THE REQUEST
Copy the lines below as they are; omit the images they contain.

DATA SECTION
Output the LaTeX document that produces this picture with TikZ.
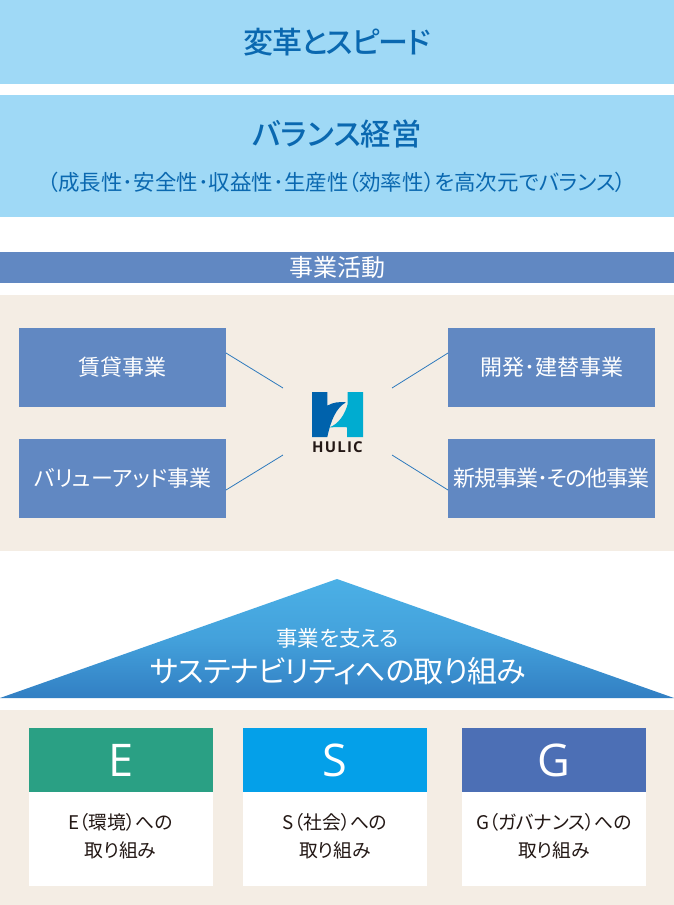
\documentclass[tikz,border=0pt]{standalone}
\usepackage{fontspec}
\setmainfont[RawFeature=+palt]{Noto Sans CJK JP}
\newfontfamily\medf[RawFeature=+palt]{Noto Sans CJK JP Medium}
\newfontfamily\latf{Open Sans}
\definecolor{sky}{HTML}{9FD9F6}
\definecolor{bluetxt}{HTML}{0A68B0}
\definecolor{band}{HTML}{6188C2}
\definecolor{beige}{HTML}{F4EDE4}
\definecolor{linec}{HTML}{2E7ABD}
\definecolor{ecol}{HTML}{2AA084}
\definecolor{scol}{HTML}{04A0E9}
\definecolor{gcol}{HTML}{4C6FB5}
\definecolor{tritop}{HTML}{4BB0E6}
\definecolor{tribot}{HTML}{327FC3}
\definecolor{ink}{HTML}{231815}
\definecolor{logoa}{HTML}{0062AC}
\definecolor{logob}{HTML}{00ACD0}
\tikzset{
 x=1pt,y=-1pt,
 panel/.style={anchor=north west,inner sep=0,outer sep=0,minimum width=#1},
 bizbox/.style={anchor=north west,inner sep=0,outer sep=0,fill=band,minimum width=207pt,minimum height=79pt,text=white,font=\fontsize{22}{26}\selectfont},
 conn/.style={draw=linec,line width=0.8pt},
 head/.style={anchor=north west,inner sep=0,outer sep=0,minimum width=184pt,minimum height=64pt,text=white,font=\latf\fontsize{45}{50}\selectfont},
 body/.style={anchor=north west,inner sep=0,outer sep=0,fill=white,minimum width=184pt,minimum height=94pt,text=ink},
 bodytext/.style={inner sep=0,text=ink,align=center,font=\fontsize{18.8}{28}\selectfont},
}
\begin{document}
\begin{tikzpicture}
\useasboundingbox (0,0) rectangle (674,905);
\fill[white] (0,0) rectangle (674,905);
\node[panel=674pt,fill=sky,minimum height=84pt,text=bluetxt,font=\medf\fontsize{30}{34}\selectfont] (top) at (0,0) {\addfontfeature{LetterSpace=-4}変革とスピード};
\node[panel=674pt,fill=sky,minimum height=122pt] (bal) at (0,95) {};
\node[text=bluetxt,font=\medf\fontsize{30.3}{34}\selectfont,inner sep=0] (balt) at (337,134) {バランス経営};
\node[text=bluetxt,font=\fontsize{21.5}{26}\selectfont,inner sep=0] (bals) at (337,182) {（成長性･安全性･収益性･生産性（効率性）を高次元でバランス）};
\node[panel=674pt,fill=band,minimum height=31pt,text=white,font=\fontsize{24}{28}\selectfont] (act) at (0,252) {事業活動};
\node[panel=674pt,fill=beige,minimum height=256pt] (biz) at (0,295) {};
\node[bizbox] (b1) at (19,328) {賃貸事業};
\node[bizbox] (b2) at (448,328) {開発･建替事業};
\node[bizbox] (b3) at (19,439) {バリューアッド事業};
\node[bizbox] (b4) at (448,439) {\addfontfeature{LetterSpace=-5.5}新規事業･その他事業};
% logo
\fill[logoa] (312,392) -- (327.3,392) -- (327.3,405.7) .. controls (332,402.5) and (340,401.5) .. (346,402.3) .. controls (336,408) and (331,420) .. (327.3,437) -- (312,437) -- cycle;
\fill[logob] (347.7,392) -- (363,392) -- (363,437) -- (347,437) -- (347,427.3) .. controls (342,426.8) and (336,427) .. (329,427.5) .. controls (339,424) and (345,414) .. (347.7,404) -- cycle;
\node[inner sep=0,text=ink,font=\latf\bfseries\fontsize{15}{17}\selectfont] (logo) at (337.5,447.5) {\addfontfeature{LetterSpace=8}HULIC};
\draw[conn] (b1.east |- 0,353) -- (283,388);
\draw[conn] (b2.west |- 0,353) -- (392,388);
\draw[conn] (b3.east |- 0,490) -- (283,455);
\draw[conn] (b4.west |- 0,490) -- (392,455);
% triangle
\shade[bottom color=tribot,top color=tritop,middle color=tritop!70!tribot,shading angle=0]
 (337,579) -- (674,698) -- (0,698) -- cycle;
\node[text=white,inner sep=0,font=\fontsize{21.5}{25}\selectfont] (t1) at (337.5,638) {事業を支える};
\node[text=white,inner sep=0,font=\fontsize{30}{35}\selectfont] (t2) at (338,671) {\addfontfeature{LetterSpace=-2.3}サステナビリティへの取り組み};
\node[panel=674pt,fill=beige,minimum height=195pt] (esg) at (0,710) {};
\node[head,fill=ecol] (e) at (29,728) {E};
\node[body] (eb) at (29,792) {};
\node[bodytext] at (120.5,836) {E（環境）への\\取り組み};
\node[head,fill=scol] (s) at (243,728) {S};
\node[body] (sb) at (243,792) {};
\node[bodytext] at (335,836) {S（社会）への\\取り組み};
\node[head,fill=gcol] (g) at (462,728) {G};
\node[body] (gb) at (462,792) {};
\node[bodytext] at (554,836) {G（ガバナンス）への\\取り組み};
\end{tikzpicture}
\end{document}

THE SOLUTION
Output the LaTeX document that produces this picture with TikZ.
\documentclass[tikz,border=0pt]{standalone}
\usepackage{fontspec}
\setmainfont[RawFeature=+palt]{Noto Sans CJK JP}
\newfontfamily\medf[RawFeature=+palt]{Noto Sans CJK JP Medium}
\newfontfamily\latf{Open Sans}
\definecolor{sky}{HTML}{9FD9F6}
\definecolor{bluetxt}{HTML}{0A68B0}
\definecolor{band}{HTML}{6188C2}
\definecolor{beige}{HTML}{F4EDE4}
\definecolor{linec}{HTML}{2E7ABD}
\definecolor{ecol}{HTML}{2AA084}
\definecolor{scol}{HTML}{04A0E9}
\definecolor{gcol}{HTML}{4C6FB5}
\definecolor{tritop}{HTML}{4BB0E6}
\definecolor{tribot}{HTML}{327FC3}
\definecolor{ink}{HTML}{231815}
\definecolor{logoa}{HTML}{0062AC}
\definecolor{logob}{HTML}{00ACD0}
\tikzset{
 x=1pt,y=-1pt,
 panel/.style={anchor=north west,inner sep=0,outer sep=0,minimum width=#1},
 bizbox/.style={anchor=north west,inner sep=0,outer sep=0,fill=band,minimum width=207pt,minimum height=79pt,text=white,font=\fontsize{22}{26}\selectfont},
 conn/.style={draw=linec,line width=0.8pt},
 head/.style={anchor=north west,inner sep=0,outer sep=0,minimum width=184pt,minimum height=64pt,text=white,font=\latf\fontsize{45}{50}\selectfont},
 body/.style={anchor=north west,inner sep=0,outer sep=0,fill=white,minimum width=184pt,minimum height=94pt,text=ink},
 bodytext/.style={inner sep=0,text=ink,align=center,font=\fontsize{18.8}{28}\selectfont},
}
\begin{document}
\begin{tikzpicture}
\useasboundingbox (0,0) rectangle (674,905);
\fill[white] (0,0) rectangle (674,905);
\node[panel=674pt,fill=sky,minimum height=84pt,text=bluetxt,font=\medf\fontsize{30}{34}\selectfont] (top) at (0,0) {\addfontfeature{LetterSpace=-4}変革とスピード};
\node[panel=674pt,fill=sky,minimum height=122pt] (bal) at (0,95) {};
\node[text=bluetxt,font=\medf\fontsize{30.3}{34}\selectfont,inner sep=0] (balt) at (337,134) {バランス経営};
\node[text=bluetxt,font=\fontsize{21.5}{26}\selectfont,inner sep=0] (bals) at (337,182) {（成長性･安全性･収益性･生産性（効率性）を高次元でバランス）};
\node[panel=674pt,fill=band,minimum height=31pt,text=white,font=\fontsize{24}{28}\selectfont] (act) at (0,252) {事業活動};
\node[panel=674pt,fill=beige,minimum height=256pt] (biz) at (0,295) {};
\node[bizbox] (b1) at (19,328) {賃貸事業};
\node[bizbox] (b2) at (448,328) {開発･建替事業};
\node[bizbox] (b3) at (19,439) {バリューアッド事業};
\node[bizbox] (b4) at (448,439) {\addfontfeature{LetterSpace=-5.5}新規事業･その他事業};
% logo
\fill[logoa] (312,392) -- (327.3,392) -- (327.3,405.7) .. controls (332,402.5) and (340,401.5) .. (346,402.3) .. controls (336,408) and (331,420) .. (327.3,437) -- (312,437) -- cycle;
\fill[logob] (347.7,392) -- (363,392) -- (363,437) -- (347,437) -- (347,427.3) .. controls (342,426.8) and (336,427) .. (329,427.5) .. controls (339,424) and (345,414) .. (347.7,404) -- cycle;
\node[inner sep=0,text=ink,font=\latf\bfseries\fontsize{15}{17}\selectfont] (logo) at (337.5,447.5) {\addfontfeature{LetterSpace=8}HULIC};
\draw[conn] (b1.east |- 0,353) -- (283,388);
\draw[conn] (b2.west |- 0,353) -- (392,388);
\draw[conn] (b3.east |- 0,490) -- (283,455);
\draw[conn] (b4.west |- 0,490) -- (392,455);
% triangle
\shade[bottom color=tribot,top color=tritop,middle color=tritop!70!tribot,shading angle=0]
 (337,579) -- (674,698) -- (0,698) -- cycle;
\node[text=white,inner sep=0,font=\fontsize{21.5}{25}\selectfont] (t1) at (337.5,638) {事業を支える};
\node[text=white,inner sep=0,font=\fontsize{30}{35}\selectfont] (t2) at (338,671) {\addfontfeature{LetterSpace=-2.3}サステナビリティへの取り組み};
\node[panel=674pt,fill=beige,minimum height=195pt] (esg) at (0,710) {};
\node[head,fill=ecol] (e) at (29,728) {E};
\node[body] (eb) at (29,792) {};
\node[bodytext] at (120.5,836) {E（環境）への\\取り組み};
\node[head,fill=scol] (s) at (243,728) {S};
\node[body] (sb) at (243,792) {};
\node[bodytext] at (335,836) {S（社会）への\\取り組み};
\node[head,fill=gcol] (g) at (462,728) {G};
\node[body] (gb) at (462,792) {};
\node[bodytext] at (554,836) {G（ガバナンス）への\\取り組み};
\end{tikzpicture}
\end{document}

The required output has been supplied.